>> START Supplied information
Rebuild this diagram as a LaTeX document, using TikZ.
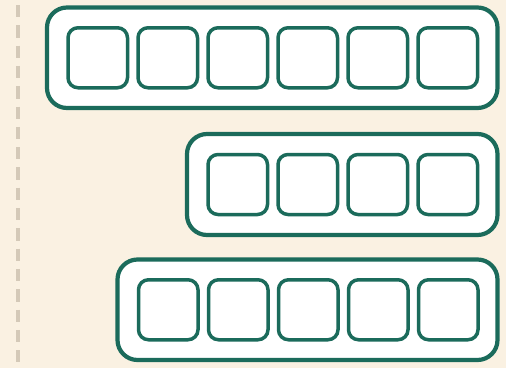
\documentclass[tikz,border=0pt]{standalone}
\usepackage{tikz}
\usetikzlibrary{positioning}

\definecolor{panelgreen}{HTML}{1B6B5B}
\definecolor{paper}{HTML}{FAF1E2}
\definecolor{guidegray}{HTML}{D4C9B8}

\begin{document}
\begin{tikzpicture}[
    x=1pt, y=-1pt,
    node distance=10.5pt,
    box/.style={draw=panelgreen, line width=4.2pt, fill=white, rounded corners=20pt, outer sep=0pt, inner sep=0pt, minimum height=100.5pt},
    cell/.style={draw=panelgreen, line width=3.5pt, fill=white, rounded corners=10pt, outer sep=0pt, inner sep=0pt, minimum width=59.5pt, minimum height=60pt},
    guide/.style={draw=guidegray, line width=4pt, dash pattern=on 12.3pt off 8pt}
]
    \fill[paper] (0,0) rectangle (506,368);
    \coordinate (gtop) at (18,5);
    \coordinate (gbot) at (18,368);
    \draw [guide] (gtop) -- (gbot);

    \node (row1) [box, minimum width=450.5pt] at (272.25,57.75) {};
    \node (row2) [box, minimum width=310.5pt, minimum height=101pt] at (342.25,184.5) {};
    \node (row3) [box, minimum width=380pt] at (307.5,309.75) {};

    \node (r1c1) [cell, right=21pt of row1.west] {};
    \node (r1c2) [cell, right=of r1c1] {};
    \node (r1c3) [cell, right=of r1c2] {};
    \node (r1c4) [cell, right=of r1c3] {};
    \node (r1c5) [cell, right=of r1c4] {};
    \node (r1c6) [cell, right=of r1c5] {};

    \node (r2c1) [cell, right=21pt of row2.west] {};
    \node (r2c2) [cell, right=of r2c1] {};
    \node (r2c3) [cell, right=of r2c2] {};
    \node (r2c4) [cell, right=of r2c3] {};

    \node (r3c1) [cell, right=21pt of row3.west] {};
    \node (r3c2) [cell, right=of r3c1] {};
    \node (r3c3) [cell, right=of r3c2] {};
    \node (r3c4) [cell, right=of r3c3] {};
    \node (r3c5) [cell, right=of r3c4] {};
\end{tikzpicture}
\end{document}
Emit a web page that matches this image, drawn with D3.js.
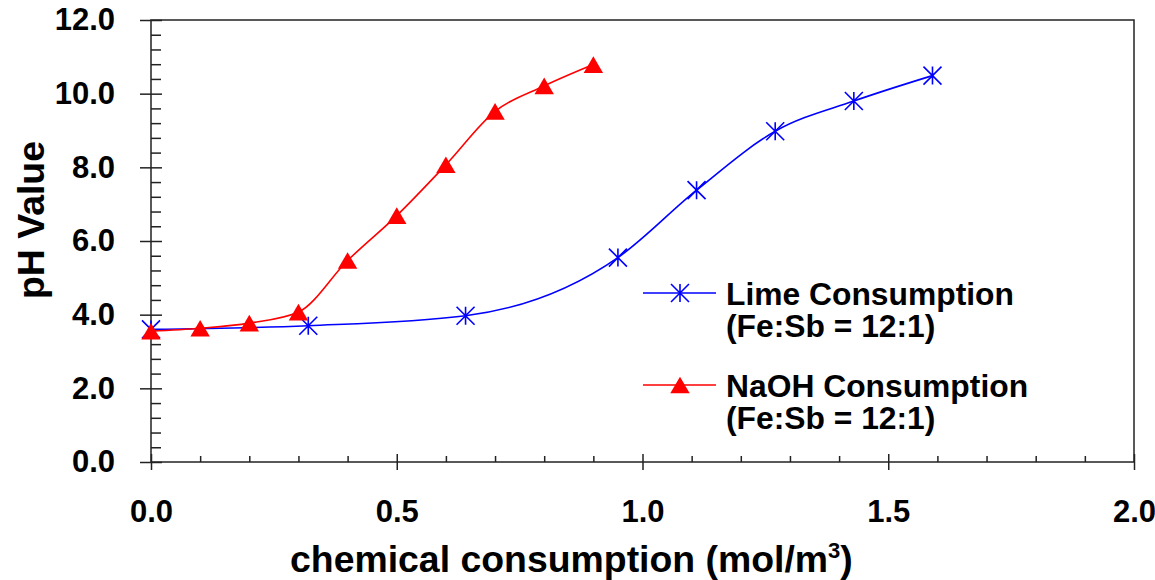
>> END Supplied information
Direction: Pictures stay out; reproduce every line of the records exactly.

Written reply:
Rebuild this diagram as a LaTeX document, using TikZ.
\documentclass[tikz,border=0pt]{standalone}
\usepackage{tikz}
\usetikzlibrary{positioning}

\definecolor{panelgreen}{HTML}{1B6B5B}
\definecolor{paper}{HTML}{FAF1E2}
\definecolor{guidegray}{HTML}{D4C9B8}

\begin{document}
\begin{tikzpicture}[
    x=1pt, y=-1pt,
    node distance=10.5pt,
    box/.style={draw=panelgreen, line width=4.2pt, fill=white, rounded corners=20pt, outer sep=0pt, inner sep=0pt, minimum height=100.5pt},
    cell/.style={draw=panelgreen, line width=3.5pt, fill=white, rounded corners=10pt, outer sep=0pt, inner sep=0pt, minimum width=59.5pt, minimum height=60pt},
    guide/.style={draw=guidegray, line width=4pt, dash pattern=on 12.3pt off 8pt}
]
    \fill[paper] (0,0) rectangle (506,368);
    \coordinate (gtop) at (18,5);
    \coordinate (gbot) at (18,368);
    \draw [guide] (gtop) -- (gbot);

    \node (row1) [box, minimum width=450.5pt] at (272.25,57.75) {};
    \node (row2) [box, minimum width=310.5pt, minimum height=101pt] at (342.25,184.5) {};
    \node (row3) [box, minimum width=380pt] at (307.5,309.75) {};

    \node (r1c1) [cell, right=21pt of row1.west] {};
    \node (r1c2) [cell, right=of r1c1] {};
    \node (r1c3) [cell, right=of r1c2] {};
    \node (r1c4) [cell, right=of r1c3] {};
    \node (r1c5) [cell, right=of r1c4] {};
    \node (r1c6) [cell, right=of r1c5] {};

    \node (r2c1) [cell, right=21pt of row2.west] {};
    \node (r2c2) [cell, right=of r2c1] {};
    \node (r2c3) [cell, right=of r2c2] {};
    \node (r2c4) [cell, right=of r2c3] {};

    \node (r3c1) [cell, right=21pt of row3.west] {};
    \node (r3c2) [cell, right=of r3c1] {};
    \node (r3c3) [cell, right=of r3c2] {};
    \node (r3c4) [cell, right=of r3c3] {};
    \node (r3c5) [cell, right=of r3c4] {};
\end{tikzpicture}
\end{document}
Emit a web page that matches this image, drawn with D3.js.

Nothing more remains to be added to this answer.